The women dance to the rhythm of the guitarist, the sardines are grilled on the brazier and the horses enter the sea...
Primary theme
Religious Practices
Secondary themes
- Society and way of life / Festivals and traditions
Credits / Cast
- Bellair Robert - Journalist
Map locations
- France - South East - Saintes Maries de la Mer
Context
Gypsies traditional pilgrimage to Saintes Maries de la Mer
Bernard Cousin
Every year for the last century or so the Gitans, or nomadic gypsies, have gathered together at a small town in the French Camargue, Les Saintes-Maries-de-la Mer, to celebrate an unusual saint, a black servant, Sarah. The town itself is an unusual place, right at the tip of the Rhone delta and facing the sea, so squeezed between the two bodies of water. It could be the end of the world.

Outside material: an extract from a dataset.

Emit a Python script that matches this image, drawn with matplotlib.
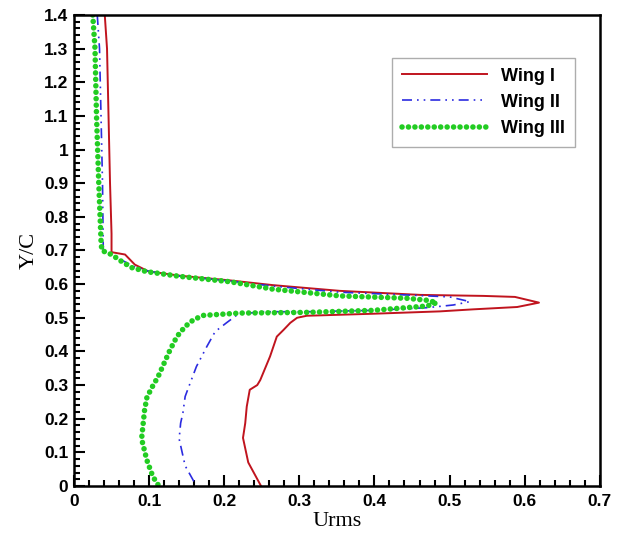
import matplotlib.pyplot as plt
from matplotlib.ticker import MultipleLocator

# Wing I (red, solid)
wing1_x = [0.041, 0.044, 0.046, 0.048, 0.050, 0.050, 0.068, 0.081, 0.099, 0.141, 0.208, 0.265,
           0.354, 0.461, 0.545, 0.587, 0.619, 0.590, 0.531, 0.487, 0.398, 0.310, 0.297, 0.288,
           0.279, 0.270, 0.261, 0.248, 0.244, 0.234, 0.230, 0.228, 0.225, 0.232, 0.249]
wing1_y = [1.40, 1.30, 1.10, 0.90, 0.75, 0.695, 0.688, 0.658, 0.638, 0.625, 0.611, 0.597,
           0.580, 0.568, 0.565, 0.562, 0.545, 0.532, 0.525, 0.519, 0.512, 0.506, 0.500, 0.485,
           0.464, 0.444, 0.385, 0.315, 0.300, 0.286, 0.236, 0.187, 0.143, 0.070, 0.0]

# Wing II (blue, dash-dot-dot)
wing2_x = [0.031, 0.034, 0.036, 0.038, 0.039, 0.045, 0.063, 0.080, 0.100, 0.141, 0.208, 0.265,
           0.354, 0.461, 0.500, 0.527, 0.505, 0.470, 0.398, 0.310, 0.250, 0.218, 0.203, 0.188,
           0.177, 0.163, 0.152, 0.148, 0.145, 0.142, 0.140, 0.148, 0.163]
wing2_y = [1.40, 1.30, 1.10, 0.90, 0.70, 0.69, 0.672, 0.652, 0.638, 0.624, 0.609, 0.594,
           0.576, 0.566, 0.562, 0.548, 0.538, 0.530, 0.522, 0.518, 0.518, 0.510, 0.485, 0.459,
           0.415, 0.355, 0.290, 0.266, 0.217, 0.187, 0.140, 0.060, 0.0]

# Wing III (green, dotted)
wing3_x = [0.025, 0.028, 0.030, 0.033, 0.036, 0.037, 0.050, 0.063, 0.077, 0.097, 0.141, 0.208,
           0.265, 0.354, 0.443, 0.470, 0.483, 0.470, 0.398, 0.310, 0.221, 0.172, 0.159, 0.148,
           0.137, 0.128, 0.121, 0.112, 0.103, 0.097, 0.094, 0.090, 0.097, 0.105, 0.113]
wing3_y = [1.40, 1.30, 1.10, 0.90, 0.73, 0.70, 0.688, 0.668, 0.649, 0.637, 0.623, 0.607,
           0.585, 0.565, 0.558, 0.552, 0.545, 0.535, 0.522, 0.516, 0.514, 0.507, 0.494, 0.474,
           0.444, 0.405, 0.370, 0.325, 0.290, 0.262, 0.226, 0.140, 0.077, 0.028, 0.0]

labels = ['Wing I', 'Wing II', 'Wing III']

fig = plt.figure(figsize=(6.19, 5.35), dpi=100)
ax = fig.add_axes([0.1195, 0.0916, 0.8495, 0.8804])

ax.plot(wing1_x, wing1_y, color='#c0141e', lw=1.4, label=labels[0])
ax.plot(wing2_x, wing2_y, color='#2b2be0', lw=1.2, dashes=(6, 3, 1, 3, 1, 3), label=labels[1])
ax.plot(wing3_x, wing3_y, color='#22cc22', lw=4.0, linestyle=(0, (0.01, 1.15)),
        dash_capstyle='round', label=labels[2])

ax.set_xlim(0, 0.7)
ax.set_ylim(0, 1.4)
ax.xaxis.set_major_locator(MultipleLocator(0.1))
ax.xaxis.set_minor_locator(MultipleLocator(0.02))
ax.yaxis.set_major_locator(MultipleLocator(0.1))
ax.yaxis.set_minor_locator(MultipleLocator(0.02))
fmt = lambda v, p: ('%g' % round(v, 2))
ax.xaxis.set_major_formatter(fmt)
ax.yaxis.set_major_formatter(fmt)

ax.tick_params(which='both', direction='in', top=False, right=False, width=1.5)
ax.tick_params(which='major', length=8, labelsize=12.5)
ax.tick_params(which='minor', length=4.5)
ax.tick_params(axis='x', which='major', pad=6)
ax.tick_params(axis='y', which='major', pad=4)
for lab in ax.get_xticklabels() + ax.get_yticklabels():
    lab.set_fontfamily('Liberation Sans')
    lab.set_fontweight('bold')
for s in ax.spines.values():
    s.set_linewidth(1.8)

ax.set_xlabel('Urms', fontfamily='Liberation Serif', fontsize=16, labelpad=2)
ax.set_ylabel('Y/C', fontfamily='Liberation Serif', fontsize=16, labelpad=4)

leg = ax.legend(loc='upper left', bbox_to_anchor=(0.605, 0.909), borderaxespad=0,
                frameon=True, fancybox=False, edgecolor='#999999', handlelength=4.7,
                handletextpad=0.8, borderpad=0.55, labelspacing=0.5,
                prop={'family': 'Liberation Sans', 'weight': 'bold', 'size': 13})
leg.get_frame().set_linewidth(1.0)

fig.savefig('out.png', dpi=100)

The church, originally Roman then fortified in the 14th century, was a stopping-off point on the pilgrim route to St James of Compostela. Two saints are worshipped there, Marie Jacobé, the Virgin Mary's sister, and Marie Salomé, mother of John the Baptist. According to medieval legend, written down in 1212 by Gervais de Tilbury in his chronical Otia imperiala, the two Mary's came ashore here with Lazarus, Martha and Marie-Madeleine to spread the Gospel in Gaul. Excavations in the church in 1448, carried out on the orders of King René, uncovered some bones at the time considered to be those of the two Mary's. They were kept in reliquaries, which are still up in the "high chapel" consacrated to Saint Michael. Later Sarah became associated with the two Saintes Maries, sometimes being shown as an eastern princess sometimes as their servant. The Gitans adopted her as their patron saint: "Sarah la kâli". Her statue, like a black Virgin Mary, is down in the church's crypt.

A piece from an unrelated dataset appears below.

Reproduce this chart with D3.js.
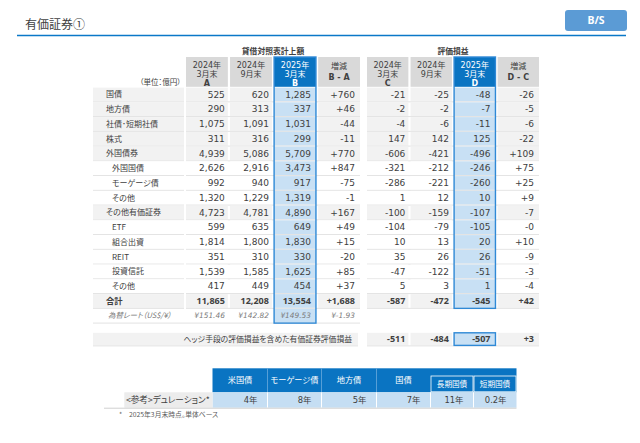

The earlier form of worship was rekindled at the end of the 19th century and beginning of the 20th by the Marquis Folco de Baroncelli, a félibre, or student of Camarguais customs. He was the creator of "traditions" which have made the Camargue's cow-boy gardiannes famous. On May 24th the reliquaries containing the bones of the saints are lowered by winches from their raised chapel. A great procession of Gitans from every corner of their world mingling with tourists who want to be part of the pilgrimage, accompanies the statue of Sarah, clothed in brilliant and embroidered cloths, to the sea. The four gypsies who carry her go into the sea up to their thighs, then the statue is taken back into the church. The effigy is followed by a throng of ordinary people with cries of "Long live Saint Sarah". After the procession is a nocturnal Mass, prolonged with singing and dancing to gypsy guitar music. The next day another procession takes the effigies of Marie Salomé and Marie Jacobé in their boat. Brought out of the church, they are put on the sea as a reminder of the legend that they landed here on their journey from Judea, before being taken to a sanctuary. The film is 50 years old and shows the thronging crowd, the joyous atmosphere and the different phases of the pilgrimage, now enshrined as an immutable traditon and celebrated every year.